In this video you can see model number 37 in action, playing tunes from the operetta Die Fledermaus (The Bat) by Johann Strauss Jr. (1825-1899). Halfway into the video, at about 0:58, the camera swings around so you can see the data storage medium, an “endless” strip of folded perforated cardboard, being pulled through the machine from the side. The holes in the cardboard controlled the music as well as the movements of the three figures, the conductor and the two lady musicians.
My photos in this post are from 2010. I revised the text in 2017.
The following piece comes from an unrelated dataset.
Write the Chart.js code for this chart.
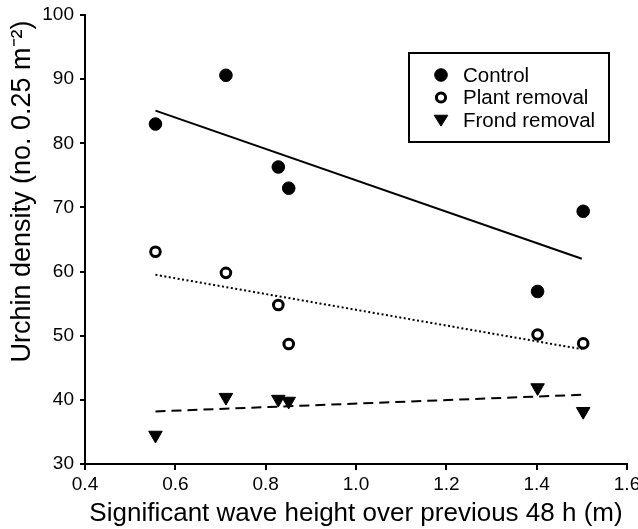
<!DOCTYPE html>
<html>
<head>
<meta charset="utf-8">
<script src="https://cdn.jsdelivr.net/npm/chart.js@4.4.0/dist/chart.umd.min.js"></script>
<style>
  html, body { margin: 0; padding: 0; background: #fff; }
  #wrap { width: 638px; height: 529px; }
</style>
</head>
<body>
<div id="wrap"><canvas id="chart" width="638" height="529"></canvas></div>
<script>
// wave height (m) for each sampling date
const waveHeight = [0.556, 0.712, 0.828, 0.851, 1.402, 1.503];

// urchin density per treatment
const controlDensity = [83.0, 90.6, 76.3, 73.0, 56.9, 69.4];
const plantDensity = [63.1, 59.8, 54.8, 48.7, 50.2, 48.8];
const frondDensity = [34.5, 40.4, 40.1, 39.8, 41.9, 38.2];

// fitted lines, read at their two ends
const fitX = [0.556, 1.5];
const controlFit = [85.1, 62.0];
const plantFit = [59.5, 47.9];
const frondFit = [38.2, 40.8];

const xTicks = [0.4, 0.6, 0.8, 1.0, 1.2, 1.4, 1.6];

const FONT = "'Liberation Sans', Arial, Helvetica, sans-serif";

function pts(xs, ys) {
  return xs.map(function (x, i) {
    return { x: x, y: ys[i] };
  });
}

// legend drawn inside the plot, with a box round it
const boxLegend = {
  id: "boxLegend",
  afterDraw(chart) {
    const ctx = chart.ctx;
    const area = chart.chartArea;
    const left = area.right - 218;
    const top = area.top + 38;
    ctx.save();
    ctx.lineWidth = 2;
    ctx.strokeStyle = "#000";
    ctx.strokeRect(left, top, 200, 89);

    const items = chart.data.datasets.filter(function (d) {
      return !d.isFit;
    });
    ctx.font = "20.5px " + FONT;
    ctx.textBaseline = "middle";
    items.forEach(function (d, i) {
      const cy = top + 22 + i * 22.5;
      const cx = left + 32;
      ctx.fillStyle = d.backgroundColor;
      ctx.strokeStyle = "#000";
      ctx.lineWidth = d.borderWidth;
      ctx.beginPath();
      if (d.pointStyle === "circle") {
        ctx.arc(cx, cy, d.legendRadius, 0, Math.PI * 2);
      } else {
        const r = d.legendRadius;
        ctx.moveTo(cx - r, cy - r * 0.7);
        ctx.lineTo(cx + r, cy - r * 0.7);
        ctx.lineTo(cx, cy + r * 0.9);
        ctx.closePath();
      }
      ctx.fill();
      ctx.stroke();
      ctx.fillStyle = "#000";
      ctx.fillText(d.label, left + 54, cy + 1);
    });
    ctx.restore();
  },
};

const chart = new Chart(document.getElementById("chart"), {
  type: "scatter",
  data: {
    datasets: [
      {
        label: "Control",
        data: pts(waveHeight, controlDensity),
        pointStyle: "circle",
        pointRadius: 6.3,
        legendRadius: 6.3,
        backgroundColor: "#000",
        borderColor: "#000",
        borderWidth: 1,
      },
      {
        label: "Plant removal",
        data: pts(waveHeight, plantDensity),
        pointStyle: "circle",
        pointRadius: 4.8,
        legendRadius: 4.6,
        backgroundColor: "#fff",
        borderColor: "#000",
        borderWidth: 3,
      },
      {
        label: "Frond removal",
        data: pts(waveHeight, frondDensity),
        pointStyle: "triangle",
        rotation: 180,
        pointRadius: 7.8,
        legendRadius: 6.8,
        backgroundColor: "#000",
        borderColor: "#000",
        borderWidth: 1,
      },
      {
        label: "Control fit",
        isFit: true,
        type: "line",
        data: pts(fitX, controlFit),
        borderColor: "#000",
        borderWidth: 2,
        pointRadius: 0,
      },
      {
        label: "Plant removal fit",
        isFit: true,
        type: "line",
        data: pts(fitX, plantFit),
        borderColor: "#000",
        borderWidth: 2,
        borderDash: [2, 2.5],
        pointRadius: 0,
      },
      {
        label: "Frond removal fit",
        isFit: true,
        type: "line",
        data: pts(fitX, frondFit),
        borderColor: "#000",
        borderWidth: 2,
        borderDash: [10, 6],
        pointRadius: 0,
      },
    ],
  },
  options: {
    responsive: false,
    animation: false,
    layout: { padding: 0 },
    plugins: {
      legend: { display: false },
      tooltip: { enabled: false },
    },
    scales: {
      x: {
        type: "linear",
        min: 0.4,
        max: 1.6,
        afterBuildTicks(scale) {
          scale.ticks = xTicks.map(function (v) {
            return { value: v };
          });
        },
        afterFit(scale) {
          scale.height = 65;
          scale.paddingRight = 11;
          scale.paddingLeft = 0;
        },
        ticks: {
          color: "#000",
          font: { family: FONT, size: 19 },
          padding: 3,
          maxRotation: 0,
          callback: function (v) {
            return v.toFixed(1);
          },
        },
        grid: {
          drawOnChartArea: false,
          drawTicks: true,
          tickLength: 6,
          color: "#000",
          lineWidth: 2,
        },
        border: { display: true, color: "#000", width: 2 },
        title: {
          display: true,
          text: "Significant wave height over previous 48 h (m)",
          color: "#000",
          font: { family: FONT, size: 26 },
          padding: { top: 0, bottom: 0 },
        },
      },
      y: {
        min: 30,
        max: 100,
        afterFit(scale) {
          scale.width = 85;
          scale.paddingTop = 15;
          scale.paddingBottom = 0;
        },
        ticks: {
          stepSize: 10,
          color: "#000",
          font: { family: FONT, size: 19 },
          padding: 6,
        },
        grid: {
          drawOnChartArea: false,
          drawTicks: true,
          tickLength: 5,
          color: "#000",
          lineWidth: 2,
        },
        border: { display: true, color: "#000", width: 2 },
        title: {
          display: true,
          align: "end",
          text: "Urchin density (no. 0.25 m\u207B\u00B2)\u2009",
          color: "#000",
          font: { family: FONT, size: 27 },
          padding: { top: 6, bottom: 0 },
        },
      },
    },
  },
  plugins: [boxLegend],
});
</script>
</body>
</html>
See also: Bruchsal Palace, Germany, and
Music in Groningen, the Netherlands.
The collection is phenomenal.
Fascinating story. You’ve illuminated it with wonderful pictures.
Thanks. Glad you like it.
Have you visited the Swiss Organ Museum in Roch? They have a working organ made of paper completed by ten and eleven-year-old school children. They have organ toys and circus organs and a diorama of the process of planning and building an organ. They have a wonderful working steam calliope in addition to the organ collection. The docent let Ed play several of the antique organs since there was no one else on the tour. We had a wonderful day and it’s in an ancient tithe barn so the building was amazing too.
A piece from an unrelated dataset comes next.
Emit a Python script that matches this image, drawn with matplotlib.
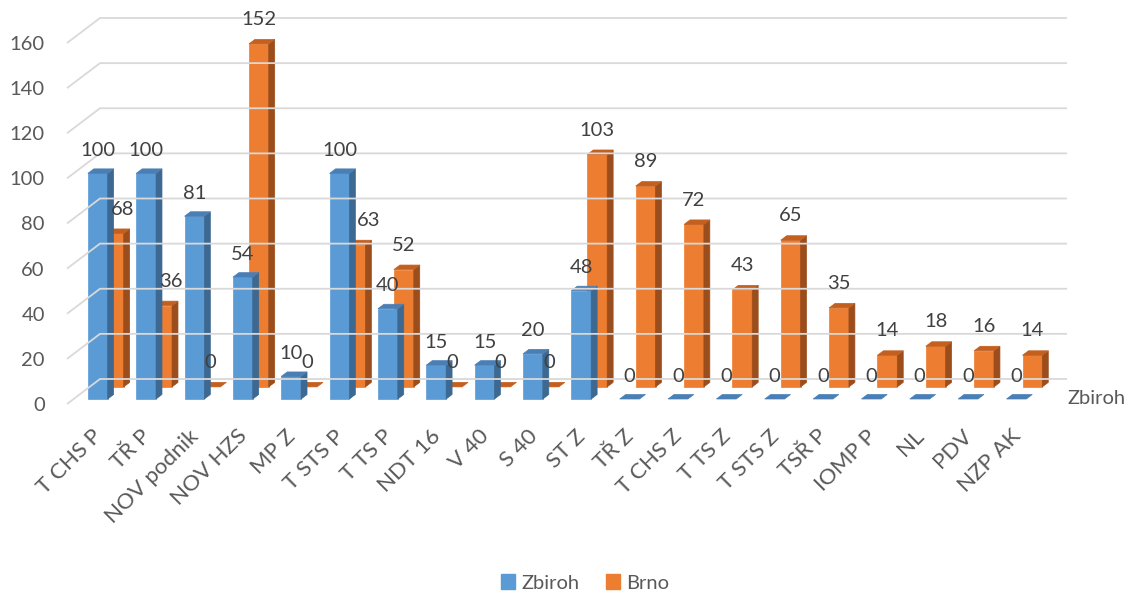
import matplotlib
matplotlib.use("Agg")
import matplotlib.pyplot as plt
import matplotlib.transforms as mtransforms
from matplotlib.patches import Polygon, Patch

"""Excel style 3D column chart (two rows in depth) drawn with flat polygons"""

categories = ["T CHS P", "TŘ P", "NOV podnik", "NOV HZS", "MP Z", "T STS P", "T TS P",
              "NDT 16", "V 40", "S 40", "ST Z", "TŘ Z", "T CHS Z", "T TS Z", "T STS Z",
              "TSŘ P", "IOMP P", "NL", "PDV", "NZP AK"]
zbiroh = [100, 100, 81, 54, 10, 100, 40, 15, 15, 20, 48, 0, 0, 0, 0, 0, 0, 0, 0, 0]
brno = [68, 36, 0, 152, 0, 63, 52, 0, 0, 0, 103, 89, 72, 43, 65, 35, 14, 18, 16, 14]
yticks = list(range(0, 161, 20))

plt.rcParams['font.family'] = ['Lato', 'DejaVu Sans']

W, H = 1133, 595
fig = plt.figure(figsize=(W / 100, H / 100), dpi=100)
# front plane of the floor: x -0.5..19.5 -> 67..1034 px, value 0..160 -> 404..43 px
ax = fig.add_axes([67 / W, (H - 404) / H, 967 / W, 361 / H])
ax.set_xlim(-0.5, 19.5)
ax.set_ylim(0, 160)

px_x = 967 / 20.0   # pixels per category
px_y = 361 / 160.0  # pixels per value unit
DX = 33 / px_x      # full depth shift in data units
DY = 25 / px_y

grid_col = "#d9d9d9"
text_col = "#595959"
lab_col = "#404040"


def P(x, v, d):
    """point in the pseudo 3D space -> data coordinates"""
    return (x + d * DX, v + d * DY)


def bar3d(i, v, d0, d1, cols, w=0.41):
    x0, x1 = i - w / 2, i + w / 2
    front, side, top = cols
    if v > 0:
        ax.add_patch(Polygon([P(x0, 0, d0), P(x1, 0, d0), P(x1, v, d0), P(x0, v, d0)],
                             closed=True, fc=front, ec=front, lw=0.5, clip_on=False))
        ax.add_patch(Polygon([P(x1, 0, d0), P(x1, 0, d1), P(x1, v, d1), P(x1, v, d0)],
                             closed=True, fc=side, ec=side, lw=0.5, clip_on=False))
    ax.add_patch(Polygon([P(x0, v, d0), P(x1, v, d0), P(x1, v, d1), P(x0, v, d1)],
                         closed=True, fc=top, ec=top, lw=0.5, clip_on=False))


# walls: back gridlines and left diagonals
for v in yticks:
    xs, ys = zip(P(-0.5, v, 0), P(-0.5, v, 1), P(19.5, v, 1))
    ax.plot(xs, ys, color=grid_col, lw=1.3, clip_on=False, solid_capstyle='butt')

blue_cols = ("#5b9bd5", "#3c6891", "#4a7fb5")
orange_cols = ("#ed7d31", "#9c4d1c", "#c35f1f")
d_blue = (0.2, 0.38)
d_orange = (0.685, 0.865)

# back row first (Brno), then front row (Zbiroh)
for i, v in enumerate(brno):
    bar3d(i, v, d_orange[0], d_orange[1], orange_cols)
for i, v in enumerate(zbiroh):
    bar3d(i, v, d_blue[0], d_blue[1], blue_cols)

# data labels (a few Brno labels sit a bit to the right, like in the original)
nudge_brno = {0: 9, 1: 9, 5: 13}
for i, v in enumerate(zbiroh):
    ax.annotate(str(v), xy=P(i, v, d_blue[0]), xytext=(0, 16.5), textcoords='offset points',
                ha='center', va='center', fontsize=14.5, color=lab_col, annotation_clip=False)
for i, v in enumerate(brno):
    ax.annotate(str(v), xy=P(i, v, d_orange[0]), xytext=(nudge_brno.get(i, 0) * 0.72, 17.5),
                textcoords='offset points', ha='center', va='center', fontsize=14.5,
                color=lab_col, annotation_clip=False)

# value axis
ax.set_yticks(yticks)
ax.set_yticklabels([str(t) for t in yticks], fontsize=14.5, color=text_col)
ax.tick_params(axis='y', length=0, pad=16)

# category axis
ax.set_xticks(range(len(categories)))
ax.set_xticklabels(categories, rotation=45, ha='right', va='baseline', rotation_mode='anchor',
                   fontsize=16, color=text_col)
ax.tick_params(axis='x', length=0, pad=24)
shift = mtransforms.ScaledTranslation(0.12, 0, fig.dpi_scale_trans)
for lab in ax.get_xticklabels():
    lab.set_transform(lab.get_transform() + shift)

# depth axis label
ax.annotate("Zbiroh", xy=P(19.5, 0, 0.29), xytext=(17, -1), textcoords='offset points',
            ha='left', va='center', fontsize=14.5, color=text_col, annotation_clip=False)

for s in ax.spines.values():
    s.set_visible(False)
ax.set_facecolor('none')

handles = [Patch(color=blue_cols[0], label="Zbiroh"), Patch(color=orange_cols[0], label="Brno")]
fig.legend(handles=handles, loc='center', bbox_to_anchor=(585 / W, 1 - 583 / H), ncol=2,
           frameon=False, fontsize=14.5, labelcolor=text_col, handlelength=0.7,
           handleheight=0.7, handletextpad=0.3, columnspacing=1.3, borderpad=0.2)

fig.savefig("out.png", dpi=100)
No, I’ve never been to Roche, but I’ve just looked it up on the map. It’s at the east end of Lake Geneva, near Montreux. I’ll add it to my list for my post-corona travels.
Each and every device is fascinating…the saunter through the museum must have been absorbing. I certainly had a treat going through your post.
Glad you liked it. I was just there again last weekend with some of the same people.
Lucky you! You have introduced me to the presence of Bruchsal on the world map.
Amazing Museum! Thanks for sharing!
Love the beautiful Mechanical Music Organs! So old and still able to play! The Bruder Selektion carousel organ is irresistible – wish I could hear it!
Talking about player pianos, I was recently in Steinway Store where they had a player piano animated by an iPad. It was able to copy the technique of the various pianists as well.